The administration has sharply scaled back plans for the 2026 field test that is meant to help shape the 2030 census, prompting concerns about whether the Census Bureau can develop reliable methods for the next decennial count. Instead of a mix of sites across six states plus a national household sample, the bureau now intends to limit testing to two locations: Huntsville, Ala., and Spartanburg, S.C., and to explore using U.S. Postal Service employees in place of temporary census hires, according to a Federal Register notice released for public inspection.
The revised plan also eliminates Spanish- and Chinese-language versions of the test’s online questionnaire; the form will be offered only in English. The bureau’s website says households can begin responding in the spring and that nonresponding addresses may receive in-person visits by either census staff or postal workers. The Census Bureau and the Commerce Department had not immediately answered questions about the reasons for the changes. In announcing the start of the 2026 test, the bureau reiterated its commitment to delivering an accurate 2030 count and said it looks forward to continued local partnerships.
Several rural areas and Indigenous tribal lands that were scheduled to participate are now excluded. Dropped sites include rural communities in western Texas and tribal lands in Arizona and North Carolina: the Fort Apache Reservation (White Mountain Apache Tribe), the San Carlos Reservation (San Carlos Apache Tribe) and the Qualla Boundary (Eastern Band of Cherokee Indians). Plans for testing in group-living quarters such as college dorms and nursing homes are also absent from the revised proposal.
Advocates and former officials warned the narrowed test could undermine efforts to refine methods for hard-to-count populations. Terri Ann Lowenthal, a census consultant and former congressional staff director, called the changes “disheartening,” saying the reduced scope and lack of public clarity risk leaving important methods unexamined—particularly for rural areas and reservations—potentially producing less accurate counts in future censuses.
Sen. Gary Peters (D-Mich.), the top Democrat overseeing the bureau on the Senate Homeland Security and Governmental Affairs Committee, said he was “alarmed” and urged the bureau to restore the original six-site plan, stressing that less accurate counts harm communities that rely on federal resources. The move follows the administration’s disbanding of the bureau’s outside advisory committees and a period during which the agency declined to update congressional overseers; the bureau has also experienced multiple departures of experienced staff amid broader reductions in the federal workforce.

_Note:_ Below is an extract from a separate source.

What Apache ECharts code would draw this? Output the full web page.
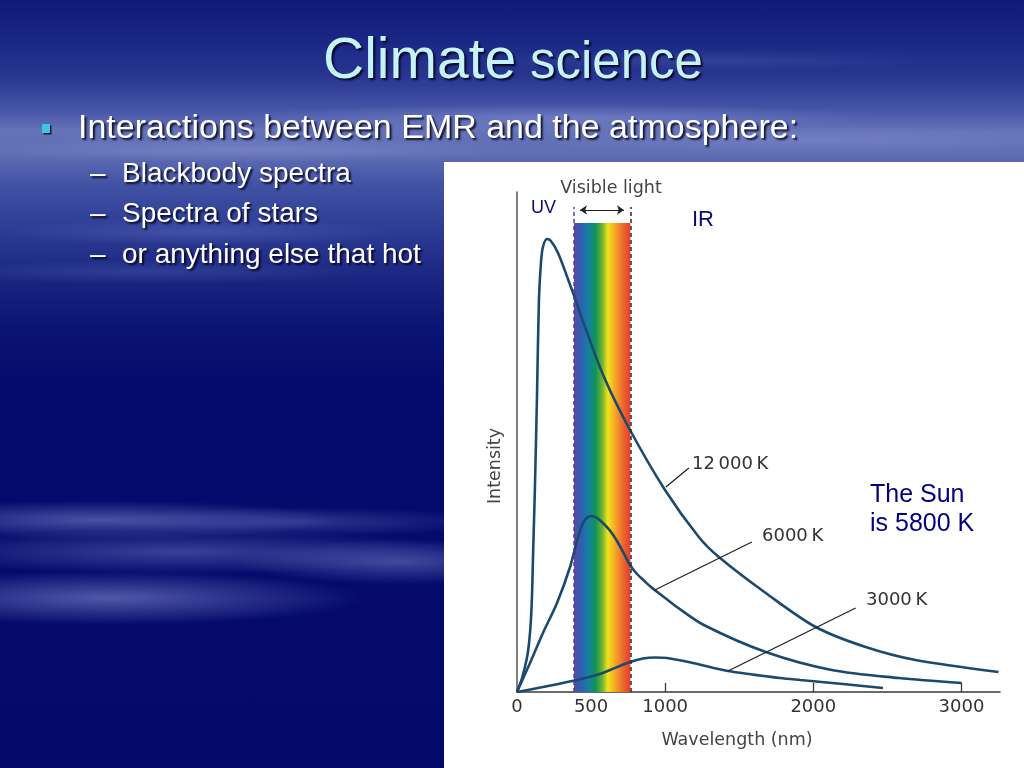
<!DOCTYPE html>
<html>
<head>
<meta charset="utf-8">
<script src="https://cdn.jsdelivr.net/npm/echarts@6.0.0/dist/echarts.min.js"></script>
<style>
html,body{margin:0;padding:0;width:1024px;height:768px;overflow:hidden;background:#04096a;}
#bg{position:absolute;left:0;top:0;width:1024px;height:768px;
background:
 radial-gradient(ellipse 320px 26px at 100px 520px, rgba(130,140,210,0.55), rgba(130,140,210,0) 75%),
 radial-gradient(ellipse 260px 20px at 300px 522px, rgba(120,130,205,0.35), rgba(120,130,205,0) 75%),
 radial-gradient(ellipse 380px 30px at 180px 552px, rgba(120,130,205,0.45), rgba(120,130,205,0) 75%),
 radial-gradient(ellipse 220px 30px at 400px 562px, rgba(120,130,205,0.5), rgba(120,130,205,0) 75%),
 radial-gradient(ellipse 340px 36px at 110px 598px, rgba(130,140,210,0.6), rgba(130,140,210,0) 75%),
 radial-gradient(ellipse 260px 18px at 200px 232px, rgba(120,135,205,0.3), rgba(120,135,205,0) 75%),
 radial-gradient(ellipse 300px 16px at 150px 272px, rgba(110,125,200,0.25), rgba(110,125,200,0) 75%),
 radial-gradient(ellipse 420px 20px at 560px 118px, rgba(150,160,220,0.4), rgba(150,160,220,0) 75%),
 radial-gradient(ellipse 380px 18px at 820px 140px, rgba(140,150,215,0.35), rgba(140,150,215,0) 75%),
 radial-gradient(ellipse 350px 16px at 250px 150px, rgba(150,160,220,0.35), rgba(150,160,220,0) 75%),
 radial-gradient(ellipse 320px 14px at 700px 60px, rgba(90,105,185,0.3), rgba(90,105,185,0) 75%),
 linear-gradient(180deg,#101a78 0%,#1a2684 5%,#283690 10%,#4452a6 14%,#6472b8 17%,#606eb4 20%,#4252a4 24%,#2c3b94 30%,#17237f 37%,#0a1372 43%,#050b6c 50%,#04096a 100%);
}
#panel{position:absolute;left:444px;top:162px;width:580px;height:606px;background:#ffffff;}
#chart{position:absolute;left:0;top:0;width:1024px;height:768px;}
</style>
</head>
<body>
<div id="bg"></div>
<div id="panel"></div>
<div id="chart"></div>
<script>
// ---- data (wavelength in nm, intensity in arbitrary units) ----
const wl12000 = [0, 34, 67, 82, 94, 102, 108, 115, 121, 135, 148, 162, 175, 202, 229, 277, 344, 405, 459, 587, 763, 999, 1227, 1362, 1679, 2016, 2353, 2690, 3250];
const in12000 = [0, 14, 34, 50, 72, 100, 135, 172, 205, 296, 392, 430, 445, 453, 451, 439, 413, 388, 365, 315, 262, 202, 155, 135, 99, 65, 45, 32, 20];

const wl6000 = [0, 88, 175, 270, 358, 412, 435, 458, 479, 505, 540, 580, 630, 675, 720, 763, 810, 860, 904, 1000, 1079, 1261, 1679, 2124, 2576, 3001];
const in6000 = [0, 29, 59, 89, 125, 155, 165, 172, 175, 176, 174, 169, 161, 151, 139, 127, 118, 111, 105, 94, 85, 67, 40, 22, 14, 9];

const wl3000 = [0, 175, 405, 560, 628, 763, 850, 930, 1012, 1188, 1424, 1775, 1911, 2200, 2470];
const in3000 = [0, 5, 12, 18, 22, 30, 33.5, 34.5, 34, 29, 21, 14, 12, 8, 4];

const visibleBand = [385, 765];          // nm
const xTickLabels = [0, 500, 1000, 2000, 3000];
const xTickMarks = [500, 1000, 2000, 3000];
const curveLabels = ['12\u2009000\u2009K', '6000\u2009K', '3000\u2009K'];

function zip(a, b) { return a.map((v, i) => [v, b[i]]); }

const chart = echarts.init(document.getElementById('chart'), null, {renderer: 'canvas'});

const curveColor = '#1c4a6e';
const figFont = '"DejaVu Sans", sans-serif';
const slideFont = '"Liberation Sans", Arial, sans-serif';

const spectrum = new echarts.graphic.LinearGradient(0, 0, 1, 0, [
  {offset: 0.00, color: '#5a4aa6'},
  {offset: 0.12, color: '#2f5db2'},
  {offset: 0.25, color: '#157fa6'},
  {offset: 0.38, color: '#0f9357'},
  {offset: 0.50, color: '#6fb232'},
  {offset: 0.60, color: '#f2e41a'},
  {offset: 0.70, color: '#f8b424'},
  {offset: 0.82, color: '#f07e2c'},
  {offset: 0.93, color: '#e8522e'},
  {offset: 1.00, color: '#e0402a'}
]);

function txt(x, y, text, opts) {
  return {
    type: 'text', x: x, y: y, z: 100, silent: true,
    style: Object.assign({text: text, align: 'left', verticalAlign: 'middle'}, opts)
  };
}

const shadowT = {textShadowColor: 'rgba(0,0,20,0.85)', textShadowBlur: 2, textShadowOffsetX: 2, textShadowOffsetY: 2};

function curve(name, xs, ys) {
  return {name: name, type: 'line', data: zip(xs, ys), smooth: 0.3, showSymbol: false, symbol: 'none', z: 3,
          lineStyle: {color: curveColor, width: 2.6}};
}

const option = {
  animation: false,
  backgroundColor: 'transparent',
  grid: {left: 517, right: 24, top: 192, bottom: 76, containLabel: false},
  xAxis: {
    type: 'value', min: 0, max: 3260,
    axisLine: {show: true, lineStyle: {color: '#3a3a3a', width: 1.5}},
    axisTick: {show: true, inside: true, length: 9, customValues: xTickMarks, lineStyle: {color: '#3a3a3a', width: 1.3}},
    axisLabel: {show: true, customValues: xTickLabels, formatter: v => String(v), color: '#333', fontSize: 18, fontFamily: figFont, margin: 6},
    splitLine: {show: false}
  },
  yAxis: {
    type: 'value', min: 0, max: 500,
    axisLine: {show: true, onZero: false, lineStyle: {color: '#555', width: 1.5}},
    axisTick: {show: false}, axisLabel: {show: false}, splitLine: {show: false}
  },
  series: [
    {
      type: 'line', data: [], z: 1, silent: true,
      markArea: {
        silent: true,
        itemStyle: {color: spectrum, opacity: 1},
        data: [[{xAxis: visibleBand[0], yAxis: 0}, {xAxis: visibleBand[1], yAxis: 469}]]
      },
      markLine: {
        silent: true, symbol: 'none', label: {show: false},
        data: [
          [{coord: [visibleBand[0], 0], lineStyle: {color: '#5b3c8c', type: [4, 3], width: 1.5}}, {coord: [visibleBand[0], 485]}],
          [{coord: [visibleBand[1], 0], lineStyle: {color: '#4a1e1e', type: [4, 3], width: 1.5}}, {coord: [visibleBand[1], 485]}]
        ]
      }
    },
    {
      type: 'line', data: [], z: 2, silent: true,
      markLine: {
        silent: true, symbol: ['arrow', 'arrow'], symbolSize: 7, label: {show: false},
        lineStyle: {color: '#222', type: 'solid', width: 1.2},
        data: [[{coord: [425, 482]}, {coord: [722, 482]}]]
      }
    },
    {
      type: 'line', data: [], z: 2, silent: true,
      markLine: {
        silent: true, symbol: 'none', label: {show: false},
        lineStyle: {color: '#222', type: 'solid', width: 1.3},
        data: [
          [{coord: [1005, 205]}, {coord: [1160, 224]}],
          [{coord: [930, 102]}, {coord: [1585, 150]}],
          [{coord: [1424, 21]}, {coord: [2286, 84]}]
        ]
      }
    },
    curve('12000 K', wl12000, in12000),
    curve('6000 K', wl6000, in6000),
    curve('3000 K', wl3000, in3000)
  ],
  graphic: [
    txt(323, 62, 'Climate', Object.assign({font: '57px ' + slideFont, fill: '#c6f3f8'}, shadowT)),
    txt(530, 64, 'science', Object.assign({font: '51px ' + slideFont, fill: '#c6f3f8'}, shadowT)),
    {type: 'rect', shape: {x: 42, y: 124, width: 8, height: 9}, z: 100, silent: true, style: {fill: '#3cc8dc', shadowColor: 'rgba(0,0,20,0.8)', shadowOffsetX: 1.5, shadowOffsetY: 1.5}},
    txt(78, 129, 'Interactions between EMR and the atmosphere:', Object.assign({font: '34px ' + slideFont, fill: '#ffffff'}, shadowT)),
    txt(90, 174, '\u2013', Object.assign({font: '28px ' + slideFont, fill: '#ffffff'}, shadowT)),
    txt(122, 174, 'Blackbody spectra', Object.assign({font: '28px ' + slideFont, fill: '#ffffff'}, shadowT)),
    txt(90, 214, '\u2013', Object.assign({font: '28px ' + slideFont, fill: '#ffffff'}, shadowT)),
    txt(122, 214, 'Spectra of stars', Object.assign({font: '28px ' + slideFont, fill: '#ffffff'}, shadowT)),
    txt(90, 255, '\u2013', Object.assign({font: '28px ' + slideFont, fill: '#ffffff'}, shadowT)),
    txt(122, 255, 'or anything else that hot', Object.assign({font: '28px ' + slideFont, fill: '#ffffff'}, shadowT)),
    txt(611, 188, 'Visible light', {font: '17.5px ' + figFont, fill: '#444', align: 'center'}),
    txt(531, 208, 'UV', {font: '18px ' + slideFont, fill: '#0c0c6e'}),
    txt(692, 220, 'IR', {font: '22px ' + slideFont, fill: '#0c0c6e'}),
    txt(692, 464, curveLabels[0], {font: '18px ' + figFont, fill: '#333'}),
    txt(762, 536, curveLabels[1], {font: '18px ' + figFont, fill: '#333'}),
    txt(866, 600, curveLabels[2], {font: '18px ' + figFont, fill: '#333'}),
    Object.assign(txt(495, 466, 'Intensity', {font: '17.5px ' + figFont, fill: '#444', align: 'center'}), {rotation: Math.PI / 2}),
    txt(737, 740, 'Wavelength (nm)', {font: '17.5px ' + figFont, fill: '#444', align: 'center'}),
    txt(870, 495, 'The Sun', {font: '25px ' + slideFont, fill: '#000080'}),
    txt(870, 524, 'is 5800 K', {font: '25px ' + slideFont, fill: '#000080'})
  ]
};
chart.setOption(option);
</script>
</body>
</html>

Local leaders told the National League of Cities they only learned of the cancellations after months without updates. Dante Moreno, who lobbies for local governments, said the new emphasis on online responses raises practical problems for rural areas that lack reliable internet or cellular service and for households that are widely dispersed, making it harder to ensure everyone is counted.
Native leaders and advocates echoed these concerns, emphasizing language assistance and the federal trust responsibility to tribes. Saundra Mitrovich of the Native American Rights Fund and co-leader of the Natives Count Coalition highlighted the prevalence of language needs in many Native communities and questioned whether the revised plan will adequately engage tribes or uphold trust obligations.
Bringing Postal Service employees into census operations has drawn scrutiny from both advocates and the USPS. A 2011 Government Accountability Office review found that using higher-paid mail carriers instead of lower-paid temporary census workers was not cost-effective. Commerce Secretary Howard Lutnick has voiced public support for leveraging postal workers, arguing it could save money. The USPS directed questions about how postal employees would be used, and whether duties would be in addition to their regular responsibilities, to the Commerce Department; USPS spokesperson Albert Ruiz said the Postal Service looks forward to participating in the 2026 operational test.
The bureau’s public notice and website provide limited detail about staffing and outreach plans. Preparations have been slowed by funding uncertainties in Congress and delays securing approvals to contact administrators of group-living facilities. Critics say the narrowing of the test, the language cutbacks, and reduced site diversity risk leaving unresolved operational questions that are critical to producing an accurate 2030 census, especially for rural, tribal, and other hard-to-count communities.